▶ **Your task**: Extract the whole listing as it stands. Do not include the pictures.

════════════════

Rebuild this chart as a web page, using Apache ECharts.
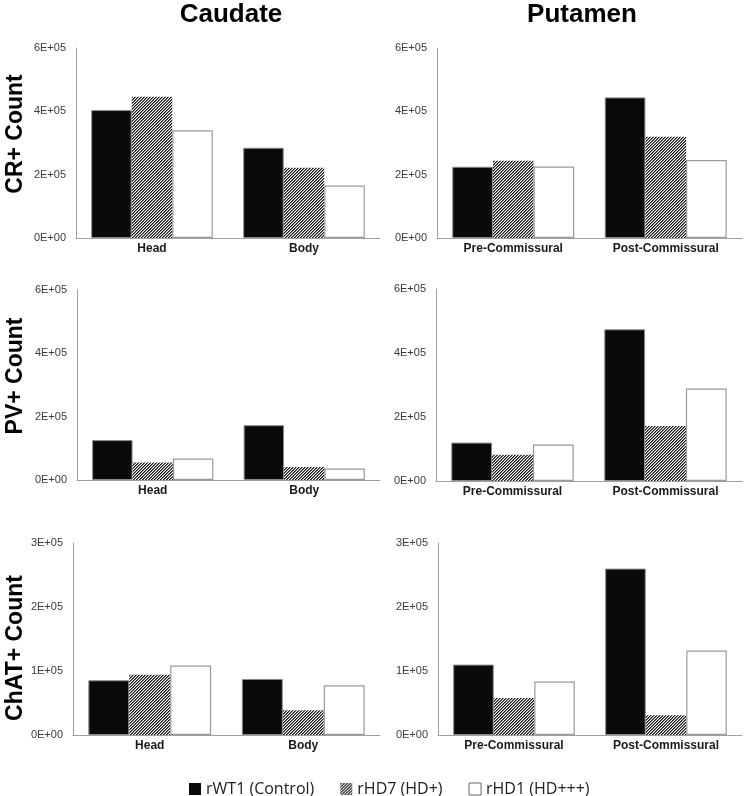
<!DOCTYPE html>
<html>
<head>
<meta charset="utf-8">
<script src="https://cdn.jsdelivr.net/npm/echarts@6/dist/echarts.min.js"></script>
<style>
html,body{margin:0;padding:0;background:#fff;}
#c{width:747px;height:796px;}
</style>
</head>
<body>
<div id="c"></div>
<script>
// ---- Data ----
const seriesNames = ['rWT1 (Control)', 'rHD7 (HD+)', 'rHD1 (HD+++)'];
const caudateCats = ['Head', 'Body'];
const putamenCats = ['Pre-Commissural', 'Post-Commissural'];
const columnTitles = ['Caudate', 'Putamen'];
const rowTitles = ['CR+ Count', 'PV+ Count', 'ChAT+ Count'];

// CR+ counts
const crCaudateWT = [404000, 285000];
const crCaudateHD7 = [446000, 222000];
const crCaudateHD1 = [340000, 166000];
const crPutamenWT = [225000, 444000];
const crPutamenHD7 = [244000, 320000];
const crPutamenHD1 = [226000, 246000];
// PV+ counts
const pvCaudateWT = [126000, 173000];
const pvCaudateHD7 = [55000, 41000];
const pvCaudateHD1 = [68000, 36000];
const pvPutamenWT = [120000, 474000];
const pvPutamenHD7 = [82000, 172000];
const pvPutamenHD1 = [114000, 289000];
// ChAT+ counts
const chatCaudateWT = [85500, 87600];
const chatCaudateHD7 = [94000, 38500];
const chatCaudateHD1 = [108500, 77600];
const chatPutamenWT = [110000, 260000];
const chatPutamenHD7 = [57700, 30700];
const chatPutamenHD1 = [83700, 132000];

// axis ranges / ticks
const crMax = 600000, crInterval = 200000;
const pvMax = 600000, pvInterval = 200000;
const chatMax = 300000, chatInterval = 100000;

// ---- Chart ----
function hatchCanvas() {
  const n = 3;
  const cv = document.createElement('canvas');
  cv.width = n; cv.height = n;
  const ctx = cv.getContext('2d');
  const img = ctx.createImageData(n, n);
  const shades = [25, 120, 255];
  for (let y = 0; y < n; y++) for (let x = 0; x < n; x++) {
    const i = (y * n + x) * 4;
    const v = shades[(x + y) % n];
    img.data[i] = v; img.data[i+1] = v; img.data[i+2] = v; img.data[i+3] = 255;
  }
  ctx.putImageData(img, 0, 0);
  return cv;
}
const hatch = { image: hatchCanvas(), repeat: 'repeat' };

const styles = [
  { color: '#0a0a0a', borderColor: '#8a8a8a', borderWidth: 1 },
  { color: hatch, borderColor: 'transparent', borderWidth: 0 },
  { color: '#ffffff', borderColor: '#9a9a9a', borderWidth: 1.2 }
];

const panels = [
  { grid: { left: 76, top: 48, width: 304, height: 190 }, cats: caudateCats, data: [crCaudateWT, crCaudateHD7, crCaudateHD1], max: crMax, interval: crInterval },
  { grid: { left: 437, top: 48, width: 305, height: 190 }, cats: putamenCats, data: [crPutamenWT, crPutamenHD7, crPutamenHD1], max: crMax, interval: crInterval },
  { grid: { left: 77, top: 290, width: 303, height: 190 }, cats: caudateCats, data: [pvCaudateWT, pvCaudateHD7, pvCaudateHD1], max: pvMax, interval: pvInterval },
  { grid: { left: 436, top: 289, width: 306, height: 192 }, cats: putamenCats, data: [pvPutamenWT, pvPutamenHD7, pvPutamenHD1], max: pvMax, interval: pvInterval },
  { grid: { left: 73, top: 543, width: 307, height: 192 }, cats: caudateCats, data: [chatCaudateWT, chatCaudateHD7, chatCaudateHD1], max: chatMax, interval: chatInterval },
  { grid: { left: 438, top: 543, width: 304, height: 192 }, cats: putamenCats, data: [chatPutamenWT, chatPutamenHD7, chatPutamenHD1], max: chatMax, interval: chatInterval }
];

function sci(v) {
  if (v === 0) return '0E+00';
  const e = Math.floor(Math.log10(Math.abs(v)) + 1e-9);
  const m = Math.round(v / Math.pow(10, e));
  return m + 'E+' + String(e).padStart(2, '0');
}

const grids = [], xAxes = [], yAxes = [], series = [];
panels.forEach((p, i) => {
  grids.push(p.grid);
  xAxes.push({
    type: 'category', gridIndex: i, data: p.cats,
    axisLine: { show: true, lineStyle: { color: '#a0a0a0', width: 1 } },
    axisTick: { show: false },
    axisLabel: { color: '#1a1a1a', fontSize: 12, fontWeight: 'bold', fontFamily: 'Liberation Sans, Arial, sans-serif', margin: 5 }
  });
  yAxes.push({
    type: 'value', gridIndex: i, min: 0, max: p.max, interval: p.interval,
    axisLine: { show: true, lineStyle: { color: '#a0a0a0', width: 1 } },
    axisTick: { show: false },
    splitLine: { show: false },
    axisLabel: { color: '#3a3a3a', fontSize: 11, fontFamily: 'Liberation Sans, Arial, sans-serif', margin: 10, formatter: sci }
  });
  p.data.forEach((d, k) => {
    series.push({
      type: 'bar', name: seriesNames[k], xAxisIndex: i, yAxisIndex: i, data: d,
      barGap: '0%', barCategoryGap: '20%',
      itemStyle: styles[k], emphasis: { disabled: true }, animation: false
    });
  });
});

const graphics = [
  { type: 'text', x: 231, y: 15, style: { text: columnTitles[0], font: 'bold 26px Liberation Sans, Arial, sans-serif', fill: '#000', align: 'center', verticalAlign: 'middle' } },
  { type: 'text', x: 582, y: 15, style: { text: columnTitles[1], font: 'bold 26px Liberation Sans, Arial, sans-serif', fill: '#000', align: 'center', verticalAlign: 'middle' } }
];
const rowCenters = [134, 376, 648];
rowTitles.forEach((t, i) => {
  graphics.push({
    type: 'text', x: 16, y: rowCenters[i], rotation: Math.PI / 2,
    style: { text: t, font: 'bold 23px Liberation Sans, Arial, sans-serif', fill: '#000', align: 'center', verticalAlign: 'middle' }
  });
});

const chart = echarts.init(document.getElementById('c'), null, { renderer: 'canvas' });
chart.setOption({
  animation: false,
  backgroundColor: '#fff',
  grid: grids, xAxis: xAxes, yAxis: yAxes, series: series,
  legend: {
    data: [
      { name: seriesNames[0], itemStyle: { borderWidth: 0 } },
      { name: seriesNames[1] },
      { name: seriesNames[2], itemStyle: { borderColor: '#666', borderWidth: 1 } }
    ],
    left: 184, top: 776, itemWidth: 12, itemHeight: 12, itemGap: 26,
    icon: 'rect',
    textStyle: { fontSize: 16, color: '#222', fontFamily: 'Open Sans, sans-serif' },
    selectedMode: false
  },
  graphic: graphics
});
</script>
</body>
</html>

════════════════

▶ **Response to the task**:
Rebuild this chart as a web page, using Apache ECharts.
<!DOCTYPE html>
<html>
<head>
<meta charset="utf-8">
<script src="https://cdn.jsdelivr.net/npm/echarts@6/dist/echarts.min.js"></script>
<style>
html,body{margin:0;padding:0;background:#fff;}
#c{width:747px;height:796px;}
</style>
</head>
<body>
<div id="c"></div>
<script>
// ---- Data ----
const seriesNames = ['rWT1 (Control)', 'rHD7 (HD+)', 'rHD1 (HD+++)'];
const caudateCats = ['Head', 'Body'];
const putamenCats = ['Pre-Commissural', 'Post-Commissural'];
const columnTitles = ['Caudate', 'Putamen'];
const rowTitles = ['CR+ Count', 'PV+ Count', 'ChAT+ Count'];

// CR+ counts
const crCaudateWT = [404000, 285000];
const crCaudateHD7 = [446000, 222000];
const crCaudateHD1 = [340000, 166000];
const crPutamenWT = [225000, 444000];
const crPutamenHD7 = [244000, 320000];
const crPutamenHD1 = [226000, 246000];
// PV+ counts
const pvCaudateWT = [126000, 173000];
const pvCaudateHD7 = [55000, 41000];
const pvCaudateHD1 = [68000, 36000];
const pvPutamenWT = [120000, 474000];
const pvPutamenHD7 = [82000, 172000];
const pvPutamenHD1 = [114000, 289000];
// ChAT+ counts
const chatCaudateWT = [85500, 87600];
const chatCaudateHD7 = [94000, 38500];
const chatCaudateHD1 = [108500, 77600];
const chatPutamenWT = [110000, 260000];
const chatPutamenHD7 = [57700, 30700];
const chatPutamenHD1 = [83700, 132000];

// axis ranges / ticks
const crMax = 600000, crInterval = 200000;
const pvMax = 600000, pvInterval = 200000;
const chatMax = 300000, chatInterval = 100000;

// ---- Chart ----
function hatchCanvas() {
  const n = 3;
  const cv = document.createElement('canvas');
  cv.width = n; cv.height = n;
  const ctx = cv.getContext('2d');
  const img = ctx.createImageData(n, n);
  const shades = [25, 120, 255];
  for (let y = 0; y < n; y++) for (let x = 0; x < n; x++) {
    const i = (y * n + x) * 4;
    const v = shades[(x + y) % n];
    img.data[i] = v; img.data[i+1] = v; img.data[i+2] = v; img.data[i+3] = 255;
  }
  ctx.putImageData(img, 0, 0);
  return cv;
}
const hatch = { image: hatchCanvas(), repeat: 'repeat' };

const styles = [
  { color: '#0a0a0a', borderColor: '#8a8a8a', borderWidth: 1 },
  { color: hatch, borderColor: 'transparent', borderWidth: 0 },
  { color: '#ffffff', borderColor: '#9a9a9a', borderWidth: 1.2 }
];

const panels = [
  { grid: { left: 76, top: 48, width: 304, height: 190 }, cats: caudateCats, data: [crCaudateWT, crCaudateHD7, crCaudateHD1], max: crMax, interval: crInterval },
  { grid: { left: 437, top: 48, width: 305, height: 190 }, cats: putamenCats, data: [crPutamenWT, crPutamenHD7, crPutamenHD1], max: crMax, interval: crInterval },
  { grid: { left: 77, top: 290, width: 303, height: 190 }, cats: caudateCats, data: [pvCaudateWT, pvCaudateHD7, pvCaudateHD1], max: pvMax, interval: pvInterval },
  { grid: { left: 436, top: 289, width: 306, height: 192 }, cats: putamenCats, data: [pvPutamenWT, pvPutamenHD7, pvPutamenHD1], max: pvMax, interval: pvInterval },
  { grid: { left: 73, top: 543, width: 307, height: 192 }, cats: caudateCats, data: [chatCaudateWT, chatCaudateHD7, chatCaudateHD1], max: chatMax, interval: chatInterval },
  { grid: { left: 438, top: 543, width: 304, height: 192 }, cats: putamenCats, data: [chatPutamenWT, chatPutamenHD7, chatPutamenHD1], max: chatMax, interval: chatInterval }
];

function sci(v) {
  if (v === 0) return '0E+00';
  const e = Math.floor(Math.log10(Math.abs(v)) + 1e-9);
  const m = Math.round(v / Math.pow(10, e));
  return m + 'E+' + String(e).padStart(2, '0');
}

const grids = [], xAxes = [], yAxes = [], series = [];
panels.forEach((p, i) => {
  grids.push(p.grid);
  xAxes.push({
    type: 'category', gridIndex: i, data: p.cats,
    axisLine: { show: true, lineStyle: { color: '#a0a0a0', width: 1 } },
    axisTick: { show: false },
    axisLabel: { color: '#1a1a1a', fontSize: 12, fontWeight: 'bold', fontFamily: 'Liberation Sans, Arial, sans-serif', margin: 5 }
  });
  yAxes.push({
    type: 'value', gridIndex: i, min: 0, max: p.max, interval: p.interval,
    axisLine: { show: true, lineStyle: { color: '#a0a0a0', width: 1 } },
    axisTick: { show: false },
    splitLine: { show: false },
    axisLabel: { color: '#3a3a3a', fontSize: 11, fontFamily: 'Liberation Sans, Arial, sans-serif', margin: 10, formatter: sci }
  });
  p.data.forEach((d, k) => {
    series.push({
      type: 'bar', name: seriesNames[k], xAxisIndex: i, yAxisIndex: i, data: d,
      barGap: '0%', barCategoryGap: '20%',
      itemStyle: styles[k], emphasis: { disabled: true }, animation: false
    });
  });
});

const graphics = [
  { type: 'text', x: 231, y: 15, style: { text: columnTitles[0], font: 'bold 26px Liberation Sans, Arial, sans-serif', fill: '#000', align: 'center', verticalAlign: 'middle' } },
  { type: 'text', x: 582, y: 15, style: { text: columnTitles[1], font: 'bold 26px Liberation Sans, Arial, sans-serif', fill: '#000', align: 'center', verticalAlign: 'middle' } }
];
const rowCenters = [134, 376, 648];
rowTitles.forEach((t, i) => {
  graphics.push({
    type: 'text', x: 16, y: rowCenters[i], rotation: Math.PI / 2,
    style: { text: t, font: 'bold 23px Liberation Sans, Arial, sans-serif', fill: '#000', align: 'center', verticalAlign: 'middle' }
  });
});

const chart = echarts.init(document.getElementById('c'), null, { renderer: 'canvas' });
chart.setOption({
  animation: false,
  backgroundColor: '#fff',
  grid: grids, xAxis: xAxes, yAxis: yAxes, series: series,
  legend: {
    data: [
      { name: seriesNames[0], itemStyle: { borderWidth: 0 } },
      { name: seriesNames[1] },
      { name: seriesNames[2], itemStyle: { borderColor: '#666', borderWidth: 1 } }
    ],
    left: 184, top: 776, itemWidth: 12, itemHeight: 12, itemGap: 26,
    icon: 'rect',
    textStyle: { fontSize: 16, color: '#222', fontFamily: 'Open Sans, sans-serif' },
    selectedMode: false
  },
  graphic: graphics
});
</script>
</body>
</html>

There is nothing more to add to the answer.